## Begin Input data

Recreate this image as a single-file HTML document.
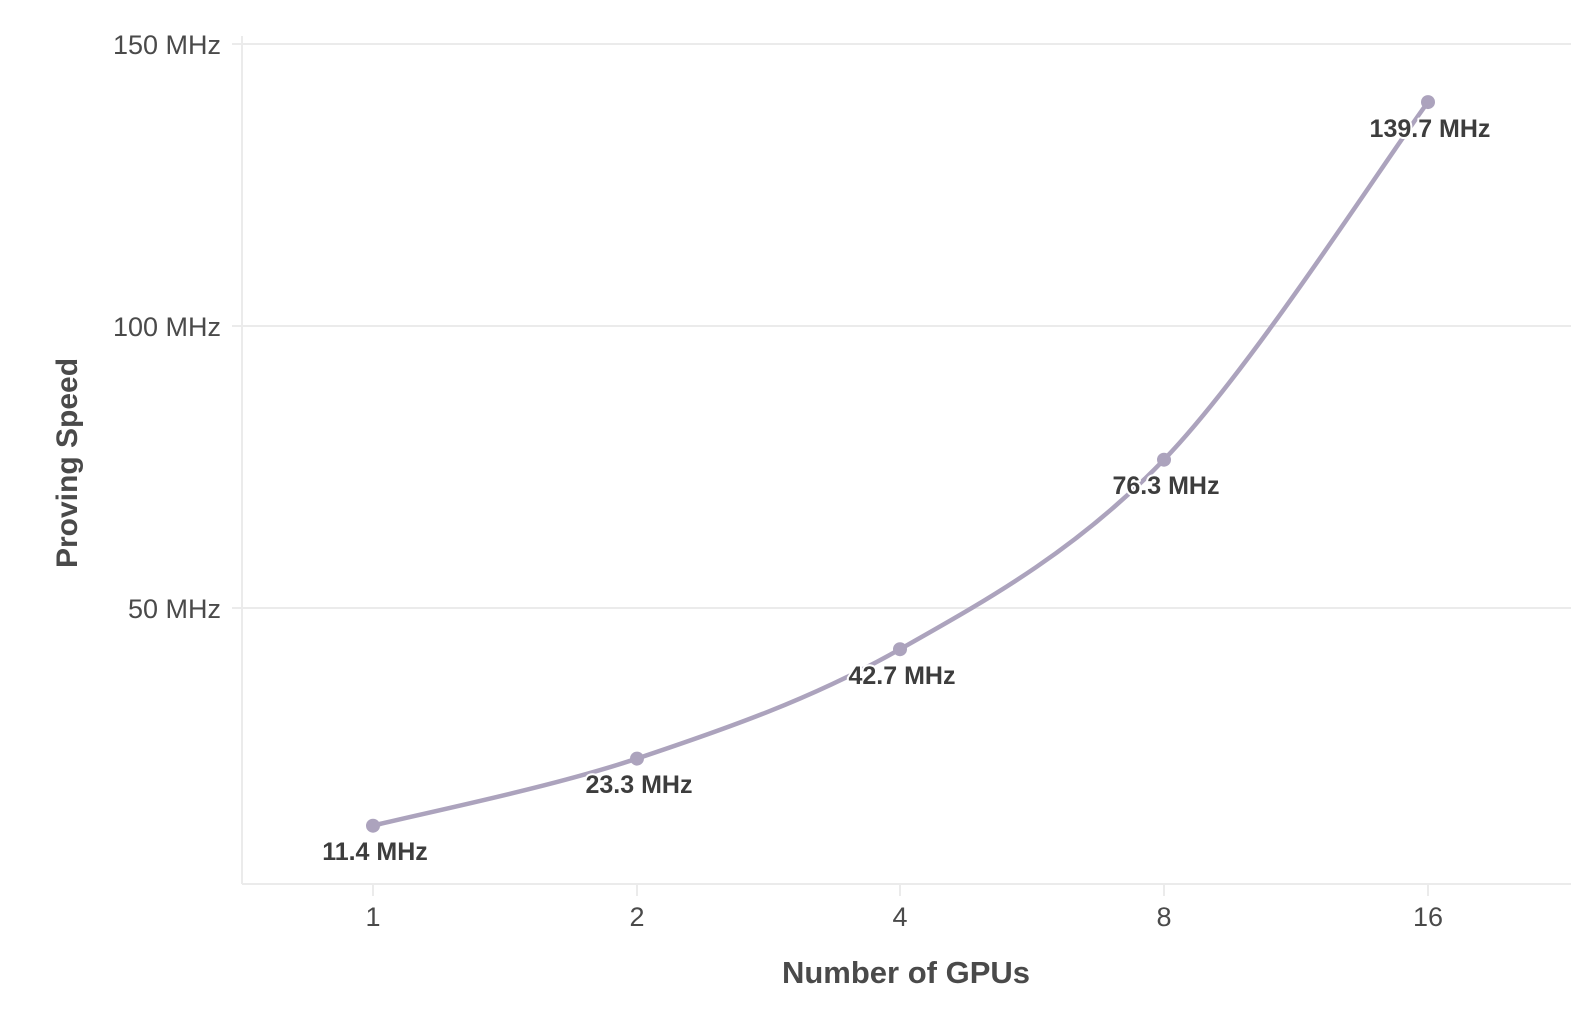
<!DOCTYPE html>
<html><head><meta charset="utf-8"><style>
html,body{margin:0;padding:0;background:#fff;}
svg{display:block;font-family:"Liberation Sans",sans-serif;}
</style></head><body>
<svg width="1588" height="1024" viewBox="0 0 1588 1024">
<g stroke="#ebebeb" stroke-width="2">
<line x1="232" y1="44" x2="1571" y2="44"/>
<line x1="232" y1="326" x2="1571" y2="326"/>
<line x1="232" y1="608" x2="1571" y2="608"/>
<line x1="242" y1="36" x2="242" y2="884"/>
<line x1="242" y1="884" x2="1571" y2="884"/>
<line x1="373" y1="884" x2="373" y2="896"/>
<line x1="637" y1="884" x2="637" y2="896"/>
<line x1="900" y1="884" x2="900" y2="896"/>
<line x1="1164" y1="884" x2="1164" y2="896"/>
<line x1="1428" y1="884" x2="1428" y2="896"/>
</g>
<g fill="#4a4a4a" font-size="27" text-anchor="end">
<text x="221" y="54">150 MHz</text>
<text x="221" y="336">100 MHz</text>
<text x="221" y="618">50 MHz</text>
</g>
<g fill="#4a4a4a" font-size="27" text-anchor="middle">
<text x="373" y="926">1</text>
<text x="637" y="926">2</text>
<text x="900" y="926">4</text>
<text x="1164" y="926">8</text>
<text x="1428" y="926">16</text>
</g>
<text x="906" y="983" text-anchor="middle" font-size="31" font-weight="bold" fill="#4a4a4a">Number of GPUs</text>
<text transform="translate(77,463) rotate(-90)" text-anchor="middle" font-size="30" font-weight="bold" fill="#4a4a4a">Proving Speed</text>
<path d="M373,825.7 C417,814.5 549,788 637,758.6 C725,729.2 812,699 900,649.2 C988,599.4 1076,550.9 1164,459.7 C1252,368.5 1384,161.7 1428,102.1" fill="none" stroke="#aca3bd" stroke-width="4.5"/>
<g fill="#aca3bd">
<circle cx="373" cy="825.7" r="7"/>
<circle cx="637" cy="758.6" r="7"/>
<circle cx="900" cy="649.2" r="7"/>
<circle cx="1164" cy="459.7" r="7"/>
<circle cx="1428" cy="102.1" r="7"/>
</g>
<g fill="#3d3d3d" font-size="25" font-weight="bold" text-anchor="middle" stroke="#fff" stroke-width="4" paint-order="stroke" stroke-linejoin="round">
<text x="375" y="860">11.4 MHz</text>
<text x="639" y="793">23.3 MHz</text>
<text x="902" y="684">42.7 MHz</text>
<text x="1166" y="494">76.3 MHz</text>
<text x="1430" y="137">139.7 MHz</text>
</g>
</svg>
</body></html>
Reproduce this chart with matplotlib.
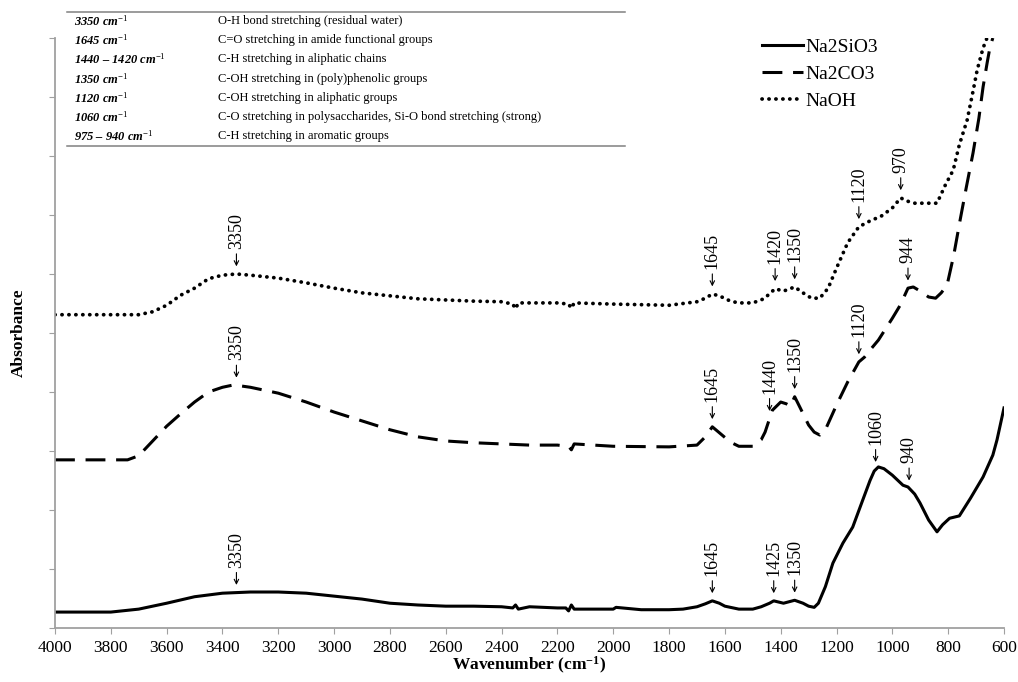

## End Input data

▶ [Problem statement]:
Only the number is wanted: how many lines of the material above include the word "this"?

▶ [Response]:
2